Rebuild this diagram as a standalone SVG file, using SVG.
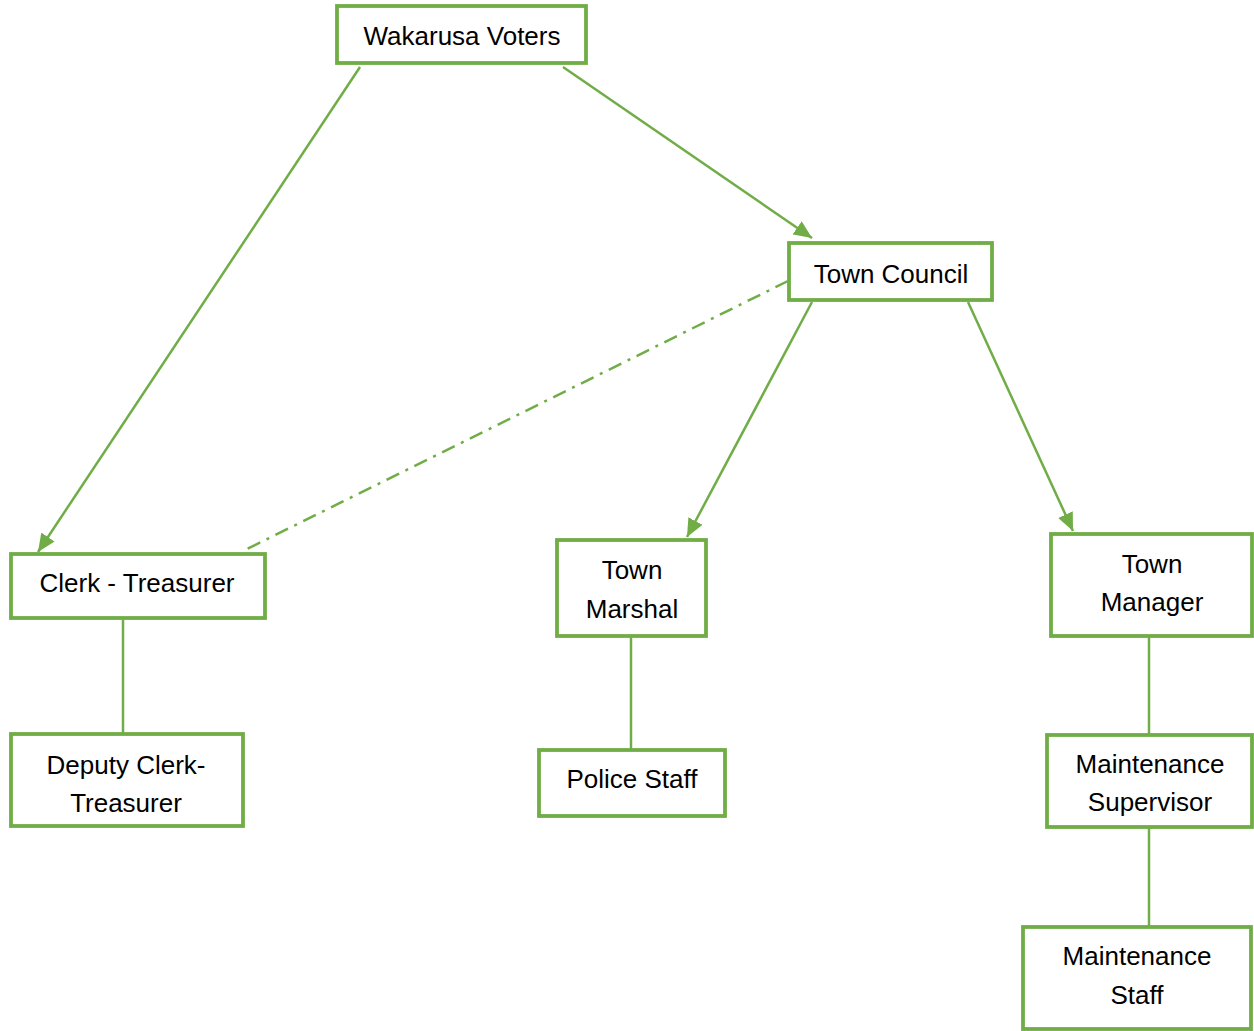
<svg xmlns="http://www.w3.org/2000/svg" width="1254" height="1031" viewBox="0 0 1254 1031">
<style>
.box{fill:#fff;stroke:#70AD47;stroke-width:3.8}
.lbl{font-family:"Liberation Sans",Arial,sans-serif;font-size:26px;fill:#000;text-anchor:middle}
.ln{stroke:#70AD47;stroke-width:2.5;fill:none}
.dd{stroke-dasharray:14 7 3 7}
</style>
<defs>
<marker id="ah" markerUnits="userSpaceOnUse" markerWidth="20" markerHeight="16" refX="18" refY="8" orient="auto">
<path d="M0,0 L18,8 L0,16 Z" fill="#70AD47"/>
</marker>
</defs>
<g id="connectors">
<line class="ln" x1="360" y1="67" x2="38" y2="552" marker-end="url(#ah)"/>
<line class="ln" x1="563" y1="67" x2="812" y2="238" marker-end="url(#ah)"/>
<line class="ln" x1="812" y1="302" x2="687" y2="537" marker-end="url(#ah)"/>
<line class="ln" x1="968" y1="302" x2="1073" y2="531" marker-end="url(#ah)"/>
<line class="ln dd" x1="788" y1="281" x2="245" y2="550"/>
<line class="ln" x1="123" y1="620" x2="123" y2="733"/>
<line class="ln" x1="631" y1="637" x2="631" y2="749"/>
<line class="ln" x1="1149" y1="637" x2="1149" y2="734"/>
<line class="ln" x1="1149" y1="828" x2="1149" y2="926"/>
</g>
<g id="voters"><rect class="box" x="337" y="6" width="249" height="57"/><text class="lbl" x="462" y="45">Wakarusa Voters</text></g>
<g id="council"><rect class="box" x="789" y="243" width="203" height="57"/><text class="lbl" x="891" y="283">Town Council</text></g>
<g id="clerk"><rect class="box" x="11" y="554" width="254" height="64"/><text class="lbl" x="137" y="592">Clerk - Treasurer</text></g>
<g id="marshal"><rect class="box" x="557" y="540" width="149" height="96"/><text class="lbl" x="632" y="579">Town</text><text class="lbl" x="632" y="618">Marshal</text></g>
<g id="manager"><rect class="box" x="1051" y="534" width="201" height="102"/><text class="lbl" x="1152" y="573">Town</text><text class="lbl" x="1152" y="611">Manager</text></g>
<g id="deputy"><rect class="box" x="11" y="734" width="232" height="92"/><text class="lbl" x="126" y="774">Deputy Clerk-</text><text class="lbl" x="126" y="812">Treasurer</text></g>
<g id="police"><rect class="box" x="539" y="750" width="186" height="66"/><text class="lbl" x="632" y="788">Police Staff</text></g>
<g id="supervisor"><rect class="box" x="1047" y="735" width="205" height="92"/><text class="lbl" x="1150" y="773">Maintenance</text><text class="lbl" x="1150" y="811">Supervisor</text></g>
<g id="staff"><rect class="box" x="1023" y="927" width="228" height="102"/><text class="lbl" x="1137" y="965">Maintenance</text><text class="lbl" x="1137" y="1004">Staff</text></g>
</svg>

▶ WHAT NEEDS TO BE DONE
Repeat the material above verbatim. Leave the pictures behind.

▶ OUTPUT OF THE EXERCISE
Rebuild this diagram as a standalone SVG file, using SVG.
<svg xmlns="http://www.w3.org/2000/svg" width="1254" height="1031" viewBox="0 0 1254 1031">
<style>
.box{fill:#fff;stroke:#70AD47;stroke-width:3.8}
.lbl{font-family:"Liberation Sans",Arial,sans-serif;font-size:26px;fill:#000;text-anchor:middle}
.ln{stroke:#70AD47;stroke-width:2.5;fill:none}
.dd{stroke-dasharray:14 7 3 7}
</style>
<defs>
<marker id="ah" markerUnits="userSpaceOnUse" markerWidth="20" markerHeight="16" refX="18" refY="8" orient="auto">
<path d="M0,0 L18,8 L0,16 Z" fill="#70AD47"/>
</marker>
</defs>
<g id="connectors">
<line class="ln" x1="360" y1="67" x2="38" y2="552" marker-end="url(#ah)"/>
<line class="ln" x1="563" y1="67" x2="812" y2="238" marker-end="url(#ah)"/>
<line class="ln" x1="812" y1="302" x2="687" y2="537" marker-end="url(#ah)"/>
<line class="ln" x1="968" y1="302" x2="1073" y2="531" marker-end="url(#ah)"/>
<line class="ln dd" x1="788" y1="281" x2="245" y2="550"/>
<line class="ln" x1="123" y1="620" x2="123" y2="733"/>
<line class="ln" x1="631" y1="637" x2="631" y2="749"/>
<line class="ln" x1="1149" y1="637" x2="1149" y2="734"/>
<line class="ln" x1="1149" y1="828" x2="1149" y2="926"/>
</g>
<g id="voters"><rect class="box" x="337" y="6" width="249" height="57"/><text class="lbl" x="462" y="45">Wakarusa Voters</text></g>
<g id="council"><rect class="box" x="789" y="243" width="203" height="57"/><text class="lbl" x="891" y="283">Town Council</text></g>
<g id="clerk"><rect class="box" x="11" y="554" width="254" height="64"/><text class="lbl" x="137" y="592">Clerk - Treasurer</text></g>
<g id="marshal"><rect class="box" x="557" y="540" width="149" height="96"/><text class="lbl" x="632" y="579">Town</text><text class="lbl" x="632" y="618">Marshal</text></g>
<g id="manager"><rect class="box" x="1051" y="534" width="201" height="102"/><text class="lbl" x="1152" y="573">Town</text><text class="lbl" x="1152" y="611">Manager</text></g>
<g id="deputy"><rect class="box" x="11" y="734" width="232" height="92"/><text class="lbl" x="126" y="774">Deputy Clerk-</text><text class="lbl" x="126" y="812">Treasurer</text></g>
<g id="police"><rect class="box" x="539" y="750" width="186" height="66"/><text class="lbl" x="632" y="788">Police Staff</text></g>
<g id="supervisor"><rect class="box" x="1047" y="735" width="205" height="92"/><text class="lbl" x="1150" y="773">Maintenance</text><text class="lbl" x="1150" y="811">Supervisor</text></g>
<g id="staff"><rect class="box" x="1023" y="927" width="228" height="102"/><text class="lbl" x="1137" y="965">Maintenance</text><text class="lbl" x="1137" y="1004">Staff</text></g>
</svg>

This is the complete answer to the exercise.